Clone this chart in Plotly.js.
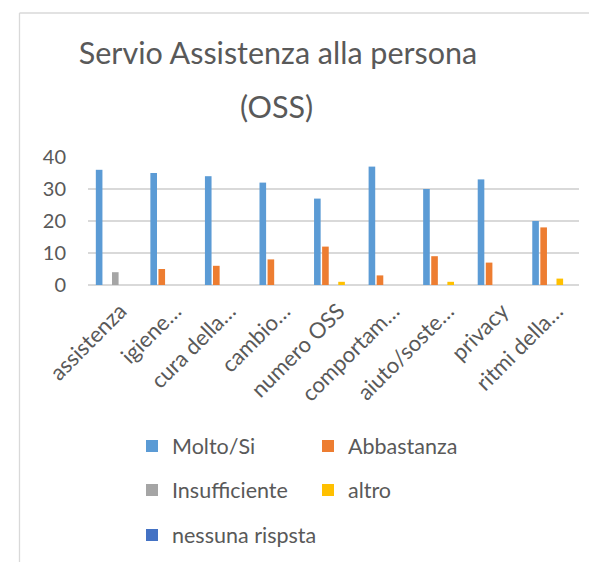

--

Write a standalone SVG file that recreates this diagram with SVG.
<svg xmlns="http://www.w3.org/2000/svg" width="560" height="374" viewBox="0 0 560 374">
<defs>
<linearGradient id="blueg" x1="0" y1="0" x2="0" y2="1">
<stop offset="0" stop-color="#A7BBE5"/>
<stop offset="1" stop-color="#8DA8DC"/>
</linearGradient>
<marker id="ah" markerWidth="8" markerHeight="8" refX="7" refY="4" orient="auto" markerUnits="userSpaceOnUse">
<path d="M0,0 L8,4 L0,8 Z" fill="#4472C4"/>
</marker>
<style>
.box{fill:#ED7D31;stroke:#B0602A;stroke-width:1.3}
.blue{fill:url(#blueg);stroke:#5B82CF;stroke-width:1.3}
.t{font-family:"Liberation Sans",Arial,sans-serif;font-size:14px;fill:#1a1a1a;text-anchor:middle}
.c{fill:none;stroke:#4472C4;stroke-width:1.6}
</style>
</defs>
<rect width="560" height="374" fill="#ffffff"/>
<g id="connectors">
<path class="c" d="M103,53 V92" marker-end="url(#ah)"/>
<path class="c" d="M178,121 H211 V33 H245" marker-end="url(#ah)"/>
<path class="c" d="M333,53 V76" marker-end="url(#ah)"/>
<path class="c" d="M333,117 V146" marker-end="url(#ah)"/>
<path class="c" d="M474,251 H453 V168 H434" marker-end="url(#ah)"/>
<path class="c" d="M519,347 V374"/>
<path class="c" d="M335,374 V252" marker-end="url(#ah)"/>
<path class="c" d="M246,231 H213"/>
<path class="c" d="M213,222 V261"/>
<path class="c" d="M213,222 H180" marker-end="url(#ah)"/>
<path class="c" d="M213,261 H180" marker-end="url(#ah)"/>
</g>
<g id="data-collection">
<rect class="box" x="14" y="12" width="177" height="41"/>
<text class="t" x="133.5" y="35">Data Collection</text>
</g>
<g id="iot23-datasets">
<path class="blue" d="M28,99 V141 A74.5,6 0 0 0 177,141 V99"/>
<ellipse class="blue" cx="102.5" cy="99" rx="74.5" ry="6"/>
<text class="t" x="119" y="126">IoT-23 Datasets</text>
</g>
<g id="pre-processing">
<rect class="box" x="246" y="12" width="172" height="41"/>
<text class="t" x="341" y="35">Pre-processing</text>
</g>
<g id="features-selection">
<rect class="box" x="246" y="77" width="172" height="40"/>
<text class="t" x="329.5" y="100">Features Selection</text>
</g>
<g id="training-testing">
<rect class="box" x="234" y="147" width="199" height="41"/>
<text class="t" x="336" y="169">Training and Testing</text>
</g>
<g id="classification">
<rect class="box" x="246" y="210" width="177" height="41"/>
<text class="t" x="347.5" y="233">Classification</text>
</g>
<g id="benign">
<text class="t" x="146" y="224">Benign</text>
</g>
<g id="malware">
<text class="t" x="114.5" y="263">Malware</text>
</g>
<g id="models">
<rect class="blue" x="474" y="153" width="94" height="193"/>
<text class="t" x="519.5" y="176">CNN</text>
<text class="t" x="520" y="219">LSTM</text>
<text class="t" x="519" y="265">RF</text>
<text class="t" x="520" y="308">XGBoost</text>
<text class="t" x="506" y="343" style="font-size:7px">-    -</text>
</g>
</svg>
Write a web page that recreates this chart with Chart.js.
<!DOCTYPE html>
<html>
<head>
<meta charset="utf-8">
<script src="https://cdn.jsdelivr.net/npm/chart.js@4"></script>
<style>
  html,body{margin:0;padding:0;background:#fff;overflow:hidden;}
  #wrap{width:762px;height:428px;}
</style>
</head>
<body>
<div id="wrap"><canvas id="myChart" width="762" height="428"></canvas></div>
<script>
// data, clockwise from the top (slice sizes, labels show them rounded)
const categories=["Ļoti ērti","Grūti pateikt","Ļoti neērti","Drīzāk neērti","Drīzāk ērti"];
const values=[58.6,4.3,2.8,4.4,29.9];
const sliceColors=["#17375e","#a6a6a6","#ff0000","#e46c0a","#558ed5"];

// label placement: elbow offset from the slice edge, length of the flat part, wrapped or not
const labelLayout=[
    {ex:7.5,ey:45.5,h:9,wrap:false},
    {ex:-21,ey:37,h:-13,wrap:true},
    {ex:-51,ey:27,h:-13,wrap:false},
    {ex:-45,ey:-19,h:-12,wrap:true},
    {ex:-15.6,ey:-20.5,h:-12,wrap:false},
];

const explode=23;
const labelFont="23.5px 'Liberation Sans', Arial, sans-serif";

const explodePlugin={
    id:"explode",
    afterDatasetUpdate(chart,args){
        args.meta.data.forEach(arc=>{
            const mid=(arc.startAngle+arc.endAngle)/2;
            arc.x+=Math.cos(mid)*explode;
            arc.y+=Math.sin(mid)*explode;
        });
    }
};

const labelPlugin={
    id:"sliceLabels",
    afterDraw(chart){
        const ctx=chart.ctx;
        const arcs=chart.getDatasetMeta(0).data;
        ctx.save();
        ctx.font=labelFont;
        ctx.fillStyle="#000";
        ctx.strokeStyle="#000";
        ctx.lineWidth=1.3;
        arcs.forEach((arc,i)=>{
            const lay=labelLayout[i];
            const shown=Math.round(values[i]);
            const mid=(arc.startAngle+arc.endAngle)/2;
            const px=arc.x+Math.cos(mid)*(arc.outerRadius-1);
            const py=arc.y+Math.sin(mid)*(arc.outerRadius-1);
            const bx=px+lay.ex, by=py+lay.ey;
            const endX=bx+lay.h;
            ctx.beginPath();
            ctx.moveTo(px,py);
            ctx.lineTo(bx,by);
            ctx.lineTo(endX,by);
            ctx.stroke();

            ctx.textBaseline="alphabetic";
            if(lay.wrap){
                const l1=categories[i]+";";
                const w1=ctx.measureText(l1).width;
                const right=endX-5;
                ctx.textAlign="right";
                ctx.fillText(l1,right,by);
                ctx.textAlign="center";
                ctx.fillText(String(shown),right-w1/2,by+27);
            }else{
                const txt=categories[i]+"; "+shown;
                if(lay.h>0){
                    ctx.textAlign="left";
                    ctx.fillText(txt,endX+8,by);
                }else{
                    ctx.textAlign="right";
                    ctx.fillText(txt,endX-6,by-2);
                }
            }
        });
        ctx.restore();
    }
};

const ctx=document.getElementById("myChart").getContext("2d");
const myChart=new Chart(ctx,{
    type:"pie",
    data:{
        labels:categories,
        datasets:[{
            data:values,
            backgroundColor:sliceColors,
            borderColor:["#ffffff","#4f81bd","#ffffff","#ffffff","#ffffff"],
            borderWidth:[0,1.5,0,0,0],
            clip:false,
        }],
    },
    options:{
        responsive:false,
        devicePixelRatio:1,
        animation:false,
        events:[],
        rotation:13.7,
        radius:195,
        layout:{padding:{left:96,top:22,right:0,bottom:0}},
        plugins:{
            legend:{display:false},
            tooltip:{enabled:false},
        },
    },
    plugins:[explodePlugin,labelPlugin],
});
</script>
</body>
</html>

...

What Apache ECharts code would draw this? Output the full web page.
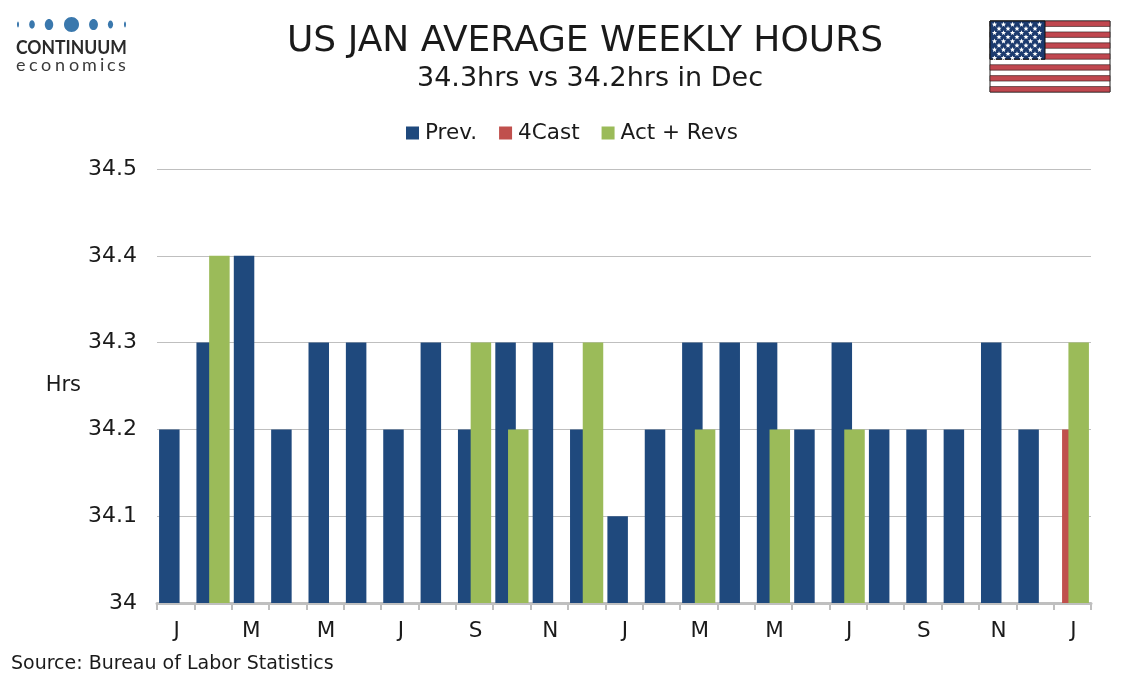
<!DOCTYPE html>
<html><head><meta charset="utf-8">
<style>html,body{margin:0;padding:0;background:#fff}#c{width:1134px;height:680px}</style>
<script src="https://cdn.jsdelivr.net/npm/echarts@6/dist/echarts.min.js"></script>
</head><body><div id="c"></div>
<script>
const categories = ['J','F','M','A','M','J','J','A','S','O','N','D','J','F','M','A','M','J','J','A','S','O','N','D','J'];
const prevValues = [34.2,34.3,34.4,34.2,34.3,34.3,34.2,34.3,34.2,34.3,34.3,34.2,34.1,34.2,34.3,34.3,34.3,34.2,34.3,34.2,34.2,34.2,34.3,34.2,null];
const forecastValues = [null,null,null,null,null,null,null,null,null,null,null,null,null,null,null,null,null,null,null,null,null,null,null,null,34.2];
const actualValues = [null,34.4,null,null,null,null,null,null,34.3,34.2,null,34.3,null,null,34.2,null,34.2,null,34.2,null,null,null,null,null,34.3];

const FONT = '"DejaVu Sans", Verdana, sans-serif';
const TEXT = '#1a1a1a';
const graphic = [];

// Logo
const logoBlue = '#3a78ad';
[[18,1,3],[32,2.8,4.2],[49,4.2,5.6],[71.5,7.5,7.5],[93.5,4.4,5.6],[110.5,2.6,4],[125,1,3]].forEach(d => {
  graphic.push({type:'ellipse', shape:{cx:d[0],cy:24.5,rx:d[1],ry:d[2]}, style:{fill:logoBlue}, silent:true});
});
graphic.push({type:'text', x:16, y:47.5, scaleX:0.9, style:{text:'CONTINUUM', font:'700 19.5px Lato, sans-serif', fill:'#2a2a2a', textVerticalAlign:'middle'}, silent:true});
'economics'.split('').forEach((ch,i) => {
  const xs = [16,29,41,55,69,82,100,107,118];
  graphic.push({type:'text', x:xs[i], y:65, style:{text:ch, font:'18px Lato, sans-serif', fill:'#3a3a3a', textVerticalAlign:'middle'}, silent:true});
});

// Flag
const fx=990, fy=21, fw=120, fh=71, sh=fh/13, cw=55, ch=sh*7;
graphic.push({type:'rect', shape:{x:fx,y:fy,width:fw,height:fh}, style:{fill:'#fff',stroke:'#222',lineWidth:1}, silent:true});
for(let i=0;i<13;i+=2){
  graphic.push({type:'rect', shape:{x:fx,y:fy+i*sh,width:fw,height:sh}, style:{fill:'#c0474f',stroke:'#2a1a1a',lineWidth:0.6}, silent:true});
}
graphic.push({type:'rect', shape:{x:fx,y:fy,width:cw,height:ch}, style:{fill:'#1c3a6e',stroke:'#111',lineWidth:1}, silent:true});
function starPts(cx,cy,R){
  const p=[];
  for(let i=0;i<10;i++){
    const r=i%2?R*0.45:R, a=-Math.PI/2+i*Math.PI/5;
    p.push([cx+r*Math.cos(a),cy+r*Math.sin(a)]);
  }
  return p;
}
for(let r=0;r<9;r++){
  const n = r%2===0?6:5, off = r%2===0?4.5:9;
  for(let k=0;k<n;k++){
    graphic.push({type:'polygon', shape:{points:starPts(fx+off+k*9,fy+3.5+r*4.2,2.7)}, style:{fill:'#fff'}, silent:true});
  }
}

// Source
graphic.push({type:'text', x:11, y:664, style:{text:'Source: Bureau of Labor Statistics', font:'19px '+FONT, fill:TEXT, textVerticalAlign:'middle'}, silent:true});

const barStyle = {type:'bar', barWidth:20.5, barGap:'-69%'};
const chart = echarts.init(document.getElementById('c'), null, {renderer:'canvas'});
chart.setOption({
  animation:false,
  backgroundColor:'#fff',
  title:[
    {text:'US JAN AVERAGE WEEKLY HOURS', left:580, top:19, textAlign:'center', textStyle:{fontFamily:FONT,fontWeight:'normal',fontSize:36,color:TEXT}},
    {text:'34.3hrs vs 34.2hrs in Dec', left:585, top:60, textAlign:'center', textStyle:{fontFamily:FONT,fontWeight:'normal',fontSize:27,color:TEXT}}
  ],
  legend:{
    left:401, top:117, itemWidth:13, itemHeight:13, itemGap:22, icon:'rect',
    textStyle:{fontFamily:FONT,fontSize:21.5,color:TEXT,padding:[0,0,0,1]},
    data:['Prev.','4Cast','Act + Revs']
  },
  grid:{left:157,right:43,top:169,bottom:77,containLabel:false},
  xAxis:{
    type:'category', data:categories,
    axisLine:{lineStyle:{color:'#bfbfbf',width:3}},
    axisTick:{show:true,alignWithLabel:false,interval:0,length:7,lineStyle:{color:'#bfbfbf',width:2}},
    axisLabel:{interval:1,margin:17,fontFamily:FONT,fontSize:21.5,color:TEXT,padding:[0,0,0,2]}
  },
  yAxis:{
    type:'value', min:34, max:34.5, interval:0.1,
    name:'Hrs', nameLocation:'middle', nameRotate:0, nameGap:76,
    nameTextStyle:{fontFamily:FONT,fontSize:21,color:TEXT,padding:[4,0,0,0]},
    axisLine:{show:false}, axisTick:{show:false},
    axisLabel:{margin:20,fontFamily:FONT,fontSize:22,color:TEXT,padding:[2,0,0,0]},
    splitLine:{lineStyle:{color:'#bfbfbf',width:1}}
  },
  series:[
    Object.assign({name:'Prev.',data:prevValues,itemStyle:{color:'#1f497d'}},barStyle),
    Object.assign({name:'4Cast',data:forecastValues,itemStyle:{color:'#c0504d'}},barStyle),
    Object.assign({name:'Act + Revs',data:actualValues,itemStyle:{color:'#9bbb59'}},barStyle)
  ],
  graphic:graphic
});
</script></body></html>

__Given exercise__: Filter the entries down to the lines with the word "that" in them.

__Answer below__:
Write a standalone SVG file that recreates this diagram with SVG.
Write a web page that recreates this chart with Chart.js.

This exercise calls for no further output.